Troubled relations between Israel and Egypt have affected the upcoming Jewish festival of Sukkot, as the rift between the governments stopped the planned import of lulavs — palm tree fronds — from the Sinai Peninsula before the holiday.
For years, lulavs from el-Arish were sold in Israel ahead of the holiday, but this year it appeared this would not happen, Israel National News reported on Monday Morning.
Tension between the Muslim Brotherhood-led government in Egypt and its Israeli counterpart, along with the tense security situation in Sinai, led to communication breakdowns between the various departments across the border, the report said.
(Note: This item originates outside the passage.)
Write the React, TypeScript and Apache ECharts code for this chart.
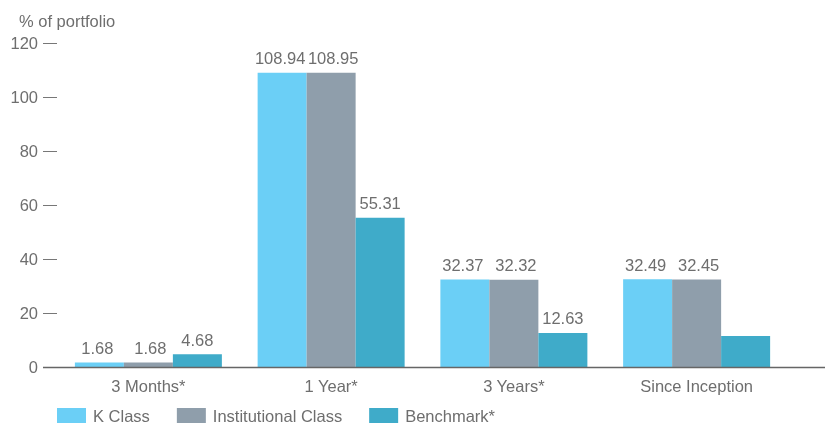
import React, { useEffect, useRef } from "react";
import * as echarts from "echarts";

const categories = ["3 Months*", "1 Year*", "3 Years*", "Since Inception"];
const kClass = [1.68, 108.94, 32.37, 32.49];
const institutional = [1.68, 108.95, 32.32, 32.45];
const benchmark = [4.68, 55.31, 12.63, 11.5];
const benchmarkLabelHidden = [false, false, false, true];
const seriesNames = ["K Class", "Institutional Class", "Benchmark*"];
const colors = ["#6bcff6", "#8f9eab", "#3fabc9"];
const yTicks = { min: 0, max: 120, interval: 20 };

const FONT = "'Liberation Sans', Arial, Helvetica, sans-serif";
const TEXT = "#6e6e6e";
const FS = 16.5;

export default function App() {
  const ref = useRef<HTMLDivElement>(null);
  useEffect(() => {
    if (!ref.current) return;
    const chart = echarts.init(ref.current, undefined, { renderer: "svg" });
    const label = {
      show: true,
      position: "top",
      distance: 6,
      color: TEXT,
      fontSize: FS,
      fontFamily: FONT,
    };
    const mk = (name: string, data: any[], color: string, shift: number) => ({
      name,
      type: "bar",
      data,
      barWidth: 49,
      barGap: "0%",
      itemStyle: { color },
      label: { ...label, offset: [shift, 0] },
    });
    chart.setOption({
      animation: false,
      textStyle: { fontFamily: FONT },
      grid: { left: 57, right: 37, top: 43, bottom: 57, containLabel: false },
      xAxis: {
        type: "category",
        data: categories,
        axisLine: { show: false },
        axisTick: { show: false },
        axisLabel: { color: TEXT, fontSize: FS, fontFamily: FONT, margin: 10 },
      },
      yAxis: {
        type: "value",
        min: yTicks.min,
        max: yTicks.max,
        interval: yTicks.interval,
        splitLine: { show: false },
        axisLine: { show: false },
        axisTick: { show: true, length: 14, lineStyle: { color: "#777", width: 1 } },
        axisLabel: { color: TEXT, fontSize: FS, fontFamily: FONT, margin: 19 },
      },
      legend: {
        data: seriesNames,
        left: 57,
        top: 407,
        padding: 0,
        itemWidth: 29,
        itemHeight: 15,
        itemGap: 27,
        icon: "rect",
        textStyle: { color: TEXT, fontSize: FS, fontFamily: FONT, padding: [0, 0, 0, 2] },
      },
      graphic: [
        {
          type: "text",
          left: 19,
          top: 12,
          style: { text: "% of portfolio", fill: TEXT, fontSize: FS, fontFamily: FONT },
        },
        {
          type: "line",
          shape: { x1: 43, y1: 367.5, x2: 825, y2: 367.5 },
          style: { stroke: "#666", lineWidth: 1.5 },
          z: 10,
        },
      ],
      series: [
        mk(seriesNames[0], kClass, colors[0], -2),
        mk(seriesNames[1], institutional, colors[1], 2),
        mk(
          seriesNames[2],
          benchmark.map((v, i) => (benchmarkLabelHidden[i] ? { value: v, label: { show: false } } : v)),
          colors[2],
          0
        ),
      ],
    });
    return () => chart.dispose();
  }, []);
  return (
    <div
      ref={ref}
      style={{ position: "fixed", left: 0, top: 0, width: 825, height: 424 }}
    />
  );
}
Sinai-grown lulavs are usually cheaper than locally grown ones, which helped reduce market cost of the closed palm fronds, used in religious rituals during the holiday.
There should be enough homegrown lulavs, Avner Rotem of Kibbutz Tirat Zvi said. The religious kibbutz, located near Beit She’an, produced hundreds of thousands of lulavs in 2011, and Rotem said the number had grown by tens of thousands this year.
“There are enough [lulavs] of local produce,” Rotem said, “and this year will prove it.”
He warned, though, that some people could take advantage of the situation and try to profit from it. A price hike would most likely take place on the days between Yom Kippur and Sukkot, he warned, and called for people to buy earlier.